-------- Recorded data
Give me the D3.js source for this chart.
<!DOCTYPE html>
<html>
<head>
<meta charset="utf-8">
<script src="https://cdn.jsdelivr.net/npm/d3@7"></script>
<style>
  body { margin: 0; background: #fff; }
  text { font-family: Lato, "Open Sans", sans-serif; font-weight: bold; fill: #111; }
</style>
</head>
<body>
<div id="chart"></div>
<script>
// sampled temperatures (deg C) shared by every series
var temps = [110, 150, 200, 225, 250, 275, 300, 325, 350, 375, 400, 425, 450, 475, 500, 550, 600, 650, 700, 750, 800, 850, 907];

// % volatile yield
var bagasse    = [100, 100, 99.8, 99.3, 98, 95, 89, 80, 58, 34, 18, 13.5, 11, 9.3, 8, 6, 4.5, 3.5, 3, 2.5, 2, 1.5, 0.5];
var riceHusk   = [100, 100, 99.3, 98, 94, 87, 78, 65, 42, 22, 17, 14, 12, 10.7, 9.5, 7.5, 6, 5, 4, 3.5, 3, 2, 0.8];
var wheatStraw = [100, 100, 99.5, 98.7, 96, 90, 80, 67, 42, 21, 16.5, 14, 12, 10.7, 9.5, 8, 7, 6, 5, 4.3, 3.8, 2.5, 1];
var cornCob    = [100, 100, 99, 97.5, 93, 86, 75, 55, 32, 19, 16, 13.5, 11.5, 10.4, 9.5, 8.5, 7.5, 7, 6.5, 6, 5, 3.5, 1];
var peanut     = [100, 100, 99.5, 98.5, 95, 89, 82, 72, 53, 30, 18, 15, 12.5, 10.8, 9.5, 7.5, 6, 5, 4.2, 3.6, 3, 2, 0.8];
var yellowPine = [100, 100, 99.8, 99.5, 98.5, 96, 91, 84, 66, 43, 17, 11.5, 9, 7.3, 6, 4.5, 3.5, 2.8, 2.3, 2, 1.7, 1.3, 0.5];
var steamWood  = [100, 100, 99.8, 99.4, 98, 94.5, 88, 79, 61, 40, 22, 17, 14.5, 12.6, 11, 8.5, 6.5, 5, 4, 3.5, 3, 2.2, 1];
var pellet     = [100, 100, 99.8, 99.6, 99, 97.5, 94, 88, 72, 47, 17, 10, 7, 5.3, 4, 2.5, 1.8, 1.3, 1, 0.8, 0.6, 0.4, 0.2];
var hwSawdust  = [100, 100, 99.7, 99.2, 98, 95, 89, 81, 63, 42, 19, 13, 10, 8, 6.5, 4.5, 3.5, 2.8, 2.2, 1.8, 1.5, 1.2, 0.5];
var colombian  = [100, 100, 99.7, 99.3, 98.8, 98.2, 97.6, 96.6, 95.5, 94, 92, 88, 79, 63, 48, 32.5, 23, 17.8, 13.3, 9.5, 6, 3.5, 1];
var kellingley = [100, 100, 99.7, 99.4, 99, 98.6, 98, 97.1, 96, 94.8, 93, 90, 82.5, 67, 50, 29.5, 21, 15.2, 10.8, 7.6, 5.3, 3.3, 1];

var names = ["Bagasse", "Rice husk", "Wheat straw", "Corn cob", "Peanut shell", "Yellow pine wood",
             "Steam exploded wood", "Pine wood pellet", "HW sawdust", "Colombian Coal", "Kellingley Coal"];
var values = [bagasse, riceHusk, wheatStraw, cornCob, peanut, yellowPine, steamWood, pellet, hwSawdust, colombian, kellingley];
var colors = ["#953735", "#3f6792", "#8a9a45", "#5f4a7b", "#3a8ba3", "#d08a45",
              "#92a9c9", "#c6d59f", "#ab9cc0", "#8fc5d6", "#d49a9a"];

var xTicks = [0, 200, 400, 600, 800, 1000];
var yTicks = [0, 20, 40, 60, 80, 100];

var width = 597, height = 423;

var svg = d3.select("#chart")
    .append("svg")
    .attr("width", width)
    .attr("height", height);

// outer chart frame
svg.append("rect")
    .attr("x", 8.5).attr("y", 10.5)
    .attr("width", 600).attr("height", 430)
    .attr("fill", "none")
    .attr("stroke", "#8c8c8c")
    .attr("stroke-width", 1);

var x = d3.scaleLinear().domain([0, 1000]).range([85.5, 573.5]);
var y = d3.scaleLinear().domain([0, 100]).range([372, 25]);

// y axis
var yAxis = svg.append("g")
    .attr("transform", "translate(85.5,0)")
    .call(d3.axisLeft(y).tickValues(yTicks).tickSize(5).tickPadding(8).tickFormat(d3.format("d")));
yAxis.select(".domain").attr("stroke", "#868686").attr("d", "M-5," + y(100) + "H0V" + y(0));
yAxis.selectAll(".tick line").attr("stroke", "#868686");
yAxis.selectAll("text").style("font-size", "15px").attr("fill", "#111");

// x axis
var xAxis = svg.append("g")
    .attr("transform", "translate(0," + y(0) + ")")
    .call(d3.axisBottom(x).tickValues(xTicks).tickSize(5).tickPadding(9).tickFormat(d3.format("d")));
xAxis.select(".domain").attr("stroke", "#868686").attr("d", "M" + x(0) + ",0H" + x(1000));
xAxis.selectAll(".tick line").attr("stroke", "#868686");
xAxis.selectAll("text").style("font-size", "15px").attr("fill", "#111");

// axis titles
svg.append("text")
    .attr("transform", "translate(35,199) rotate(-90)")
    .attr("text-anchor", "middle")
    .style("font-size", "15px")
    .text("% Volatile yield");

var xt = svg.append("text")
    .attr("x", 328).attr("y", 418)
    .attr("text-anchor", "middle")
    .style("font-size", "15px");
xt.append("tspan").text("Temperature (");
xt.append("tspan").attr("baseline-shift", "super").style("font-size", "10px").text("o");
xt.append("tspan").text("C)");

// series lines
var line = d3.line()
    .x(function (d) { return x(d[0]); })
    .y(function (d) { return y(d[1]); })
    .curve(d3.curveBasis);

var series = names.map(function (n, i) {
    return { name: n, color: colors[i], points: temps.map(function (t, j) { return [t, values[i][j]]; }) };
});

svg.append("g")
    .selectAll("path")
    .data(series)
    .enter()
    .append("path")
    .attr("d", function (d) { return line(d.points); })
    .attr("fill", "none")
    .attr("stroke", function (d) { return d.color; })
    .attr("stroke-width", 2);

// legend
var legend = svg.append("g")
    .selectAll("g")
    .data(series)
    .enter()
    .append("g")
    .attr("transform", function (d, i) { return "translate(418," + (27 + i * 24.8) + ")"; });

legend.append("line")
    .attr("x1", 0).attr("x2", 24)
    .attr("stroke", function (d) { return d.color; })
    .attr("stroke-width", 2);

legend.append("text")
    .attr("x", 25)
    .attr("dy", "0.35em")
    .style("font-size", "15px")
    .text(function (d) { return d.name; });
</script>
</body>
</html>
----------------
Directive. Your output must be the lines of the material above, from the first through the line that contains "800, 850, 907];", copied exactly. Include both endpoints and nothing else.

Task result.
Give me the D3.js source for this chart.
<!DOCTYPE html>
<html>
<head>
<meta charset="utf-8">
<script src="https://cdn.jsdelivr.net/npm/d3@7"></script>
<style>
  body { margin: 0; background: #fff; }
  text { font-family: Lato, "Open Sans", sans-serif; font-weight: bold; fill: #111; }
</style>
</head>
<body>
<div id="chart"></div>
<script>
// sampled temperatures (deg C) shared by every series
var temps = [110, 150, 200, 225, 250, 275, 300, 325, 350, 375, 400, 425, 450, 475, 500, 550, 600, 650, 700, 750, 800, 850, 907];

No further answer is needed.